A recent Capgemini report finds that more than half of global business leaders now rate their organizations as well or fully prepared for the impacts of climate change. Yet when you look under the hood, only 38% have upgraded physical infrastructure, 31% have shifted suppliers to less climate-vulnerable regions, and just 26% have redesigned products or services for future climate conditions.

“Many leaders feel prepared because they have a plan,” explained Cyril Garcia, Capgemini’s head of global sustainability services and corporate responsibility in an interview. “But planning isn’t the same as readiness. The real test is whether those plans translate into decisions, investments, and operational resilience.”

Garcia calls it a “readiness mirage,” where companies believe they’ve built climate resilience when in reality they’ve only built strategy decks.

A Confidence Gap Measured In Degrees And Dollars

The perception gap runs widest in sectors that depend on physical assets and long supply chains, automotive, consumer products, and telecoms. Agriculture, forestry, government, and financial services show greater awareness and prioritization of climate adaptation, but even they lag in implementation.

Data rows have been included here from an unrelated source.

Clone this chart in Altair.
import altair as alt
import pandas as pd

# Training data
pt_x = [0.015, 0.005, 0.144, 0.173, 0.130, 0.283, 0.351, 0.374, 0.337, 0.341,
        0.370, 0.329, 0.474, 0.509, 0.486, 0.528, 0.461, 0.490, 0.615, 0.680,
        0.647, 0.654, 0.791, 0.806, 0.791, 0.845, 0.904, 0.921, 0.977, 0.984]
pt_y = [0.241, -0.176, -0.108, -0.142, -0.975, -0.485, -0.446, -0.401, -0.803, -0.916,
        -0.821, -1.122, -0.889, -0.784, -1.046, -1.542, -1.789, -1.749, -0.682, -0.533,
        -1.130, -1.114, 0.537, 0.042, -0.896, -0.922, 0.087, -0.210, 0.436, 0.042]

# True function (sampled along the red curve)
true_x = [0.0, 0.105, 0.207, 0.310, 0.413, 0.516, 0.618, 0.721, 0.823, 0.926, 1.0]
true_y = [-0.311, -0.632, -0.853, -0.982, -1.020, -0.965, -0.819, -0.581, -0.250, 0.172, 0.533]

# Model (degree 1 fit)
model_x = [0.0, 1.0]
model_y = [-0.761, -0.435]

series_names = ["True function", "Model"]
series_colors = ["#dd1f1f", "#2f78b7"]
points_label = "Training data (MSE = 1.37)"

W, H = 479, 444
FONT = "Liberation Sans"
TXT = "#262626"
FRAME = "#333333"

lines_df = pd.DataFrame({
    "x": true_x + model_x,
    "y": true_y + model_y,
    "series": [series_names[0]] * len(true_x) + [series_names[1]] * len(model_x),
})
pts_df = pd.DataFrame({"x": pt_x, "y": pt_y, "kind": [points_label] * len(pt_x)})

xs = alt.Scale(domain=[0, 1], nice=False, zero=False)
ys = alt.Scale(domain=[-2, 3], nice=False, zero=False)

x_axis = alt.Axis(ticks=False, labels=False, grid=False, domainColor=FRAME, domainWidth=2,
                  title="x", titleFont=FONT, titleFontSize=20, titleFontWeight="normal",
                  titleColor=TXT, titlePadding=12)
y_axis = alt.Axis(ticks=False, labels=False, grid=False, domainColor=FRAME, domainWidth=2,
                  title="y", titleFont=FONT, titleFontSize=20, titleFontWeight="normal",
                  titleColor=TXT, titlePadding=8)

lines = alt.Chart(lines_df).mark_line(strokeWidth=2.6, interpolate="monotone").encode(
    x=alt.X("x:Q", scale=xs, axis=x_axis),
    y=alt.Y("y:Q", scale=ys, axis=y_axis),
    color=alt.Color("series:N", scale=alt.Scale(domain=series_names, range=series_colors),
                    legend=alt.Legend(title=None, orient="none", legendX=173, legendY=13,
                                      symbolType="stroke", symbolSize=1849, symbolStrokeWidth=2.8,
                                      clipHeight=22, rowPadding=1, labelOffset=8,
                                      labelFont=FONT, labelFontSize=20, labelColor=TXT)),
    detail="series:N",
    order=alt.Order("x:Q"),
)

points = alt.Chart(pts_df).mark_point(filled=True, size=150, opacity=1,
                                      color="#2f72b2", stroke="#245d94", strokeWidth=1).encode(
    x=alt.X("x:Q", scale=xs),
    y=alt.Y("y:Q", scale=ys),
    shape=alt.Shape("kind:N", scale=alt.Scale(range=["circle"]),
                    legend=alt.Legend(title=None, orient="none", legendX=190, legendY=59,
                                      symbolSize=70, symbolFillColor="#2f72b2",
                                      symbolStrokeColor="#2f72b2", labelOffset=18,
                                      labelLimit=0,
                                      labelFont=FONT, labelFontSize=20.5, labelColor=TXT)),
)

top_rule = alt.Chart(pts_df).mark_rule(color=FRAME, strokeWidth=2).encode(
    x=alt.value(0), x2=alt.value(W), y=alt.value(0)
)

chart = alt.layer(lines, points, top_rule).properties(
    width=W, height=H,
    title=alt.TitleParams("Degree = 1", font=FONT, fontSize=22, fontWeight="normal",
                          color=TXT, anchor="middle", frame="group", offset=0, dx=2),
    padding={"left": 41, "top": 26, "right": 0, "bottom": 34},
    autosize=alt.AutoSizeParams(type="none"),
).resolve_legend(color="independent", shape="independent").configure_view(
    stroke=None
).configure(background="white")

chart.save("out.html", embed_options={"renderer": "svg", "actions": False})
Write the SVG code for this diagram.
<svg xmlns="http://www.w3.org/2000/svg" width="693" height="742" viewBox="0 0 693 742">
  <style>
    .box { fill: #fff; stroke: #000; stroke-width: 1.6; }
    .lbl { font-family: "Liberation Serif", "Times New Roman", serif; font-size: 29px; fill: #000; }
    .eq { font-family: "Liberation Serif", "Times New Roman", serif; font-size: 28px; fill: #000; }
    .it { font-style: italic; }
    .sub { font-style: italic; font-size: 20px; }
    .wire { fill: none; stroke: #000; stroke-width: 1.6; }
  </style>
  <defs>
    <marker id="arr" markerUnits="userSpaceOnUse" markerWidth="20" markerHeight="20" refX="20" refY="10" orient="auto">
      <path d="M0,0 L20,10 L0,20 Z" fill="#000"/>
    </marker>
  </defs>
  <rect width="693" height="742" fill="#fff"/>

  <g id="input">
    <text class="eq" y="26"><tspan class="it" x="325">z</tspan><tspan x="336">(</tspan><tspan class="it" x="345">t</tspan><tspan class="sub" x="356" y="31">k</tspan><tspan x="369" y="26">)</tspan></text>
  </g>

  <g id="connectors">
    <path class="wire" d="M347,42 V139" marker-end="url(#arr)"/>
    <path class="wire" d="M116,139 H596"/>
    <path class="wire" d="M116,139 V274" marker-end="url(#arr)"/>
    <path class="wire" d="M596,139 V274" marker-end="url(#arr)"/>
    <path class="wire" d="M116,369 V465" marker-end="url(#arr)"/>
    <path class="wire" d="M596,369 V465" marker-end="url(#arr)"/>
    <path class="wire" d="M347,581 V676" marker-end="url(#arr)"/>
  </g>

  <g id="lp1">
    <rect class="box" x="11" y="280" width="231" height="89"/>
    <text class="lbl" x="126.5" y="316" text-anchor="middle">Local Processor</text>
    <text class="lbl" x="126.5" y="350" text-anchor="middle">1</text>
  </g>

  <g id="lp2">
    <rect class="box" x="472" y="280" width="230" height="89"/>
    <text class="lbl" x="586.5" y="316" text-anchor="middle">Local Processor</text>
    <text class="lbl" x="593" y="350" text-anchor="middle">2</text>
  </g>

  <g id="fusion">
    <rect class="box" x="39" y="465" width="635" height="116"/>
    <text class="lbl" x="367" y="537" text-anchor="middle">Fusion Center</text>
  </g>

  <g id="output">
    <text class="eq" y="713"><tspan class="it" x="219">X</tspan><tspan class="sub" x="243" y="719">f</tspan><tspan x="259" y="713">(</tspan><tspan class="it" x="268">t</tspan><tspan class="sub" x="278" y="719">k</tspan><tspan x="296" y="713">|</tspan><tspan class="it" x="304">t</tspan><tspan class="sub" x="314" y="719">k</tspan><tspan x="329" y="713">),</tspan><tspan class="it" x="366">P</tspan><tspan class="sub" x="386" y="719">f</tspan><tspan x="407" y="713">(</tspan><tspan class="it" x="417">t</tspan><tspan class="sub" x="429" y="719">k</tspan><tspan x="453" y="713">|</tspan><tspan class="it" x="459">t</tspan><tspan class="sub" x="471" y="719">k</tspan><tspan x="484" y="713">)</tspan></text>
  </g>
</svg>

It’s not just a risk to reputations or ESG scores, climate disruption is already reshaping operating costs, insurance markets, and capital access. “Every year of delay widens the investment gap between companies acting on resilience and those still relying on offsets or long-term pledges,” Garcia warns.

Over half of executives in the study also say the sustainability impact of generative AI is now a board-level topic, yet few have taken steps to mitigate it. For Garcia, this mirrors a broader pattern. “New technologies are being adopted faster than their sustainability implications are understood,” he says. “We’re seeing history repeat itself.”

From Ambition To Alignment

The illusion of readiness extends beyond the corporate sector. Net Zero Tracker’s recently published Net Zero Stocktake 2025 found that while 77% of global GDP is now covered by national net-zero targets and over 70% of the world’s largest listed companies have set one, only 7% of those commitments meet basic integrity standards such as full emissions coverage, interim milestones, and annual progress reporting. Nearly half of major companies and subnational governments still lack any target at all.

At the same time, the 2025 Production Gap Report found that governments are planning to produce 120% more fossil fuels by 2030 than is compatible with a 1.5°C pathway, an increase from just two years ago. Together, the two reports paint the same picture that Garcia sees inside the private sector: an expanding architecture of pledges masking a shortfall in implementation. Ambition is abundant; alignment is scarce.

That gap isn’t confined to governments. A London School of Economics working paper reviewing S&P 500 disclosures found that that companies report, on average, against only 20 % of adaptation & resilience indicators. S&P Global estimates physical climate hazards could cost large firms $25 trillion by 2050, yet only a third have formal adaptation plans. And while financial disclosure frameworks have evolved rapidly around emissions, there’s still no equivalent maturity for adaptation and the risks are accelerating faster than the readiness to absorb them.

Disclosure Isn’t Transformation

Peter Bakker, president and chief executive of the World Business Council for Sustainable Development (WBCSD), sees the same credibility problem playing out in boardrooms worldwide. “Most CEOs still equate disclosure with progress,” he told me. “But publishing a sustainability report doesn’t mean your business model is ready for the next supply-chain shock.”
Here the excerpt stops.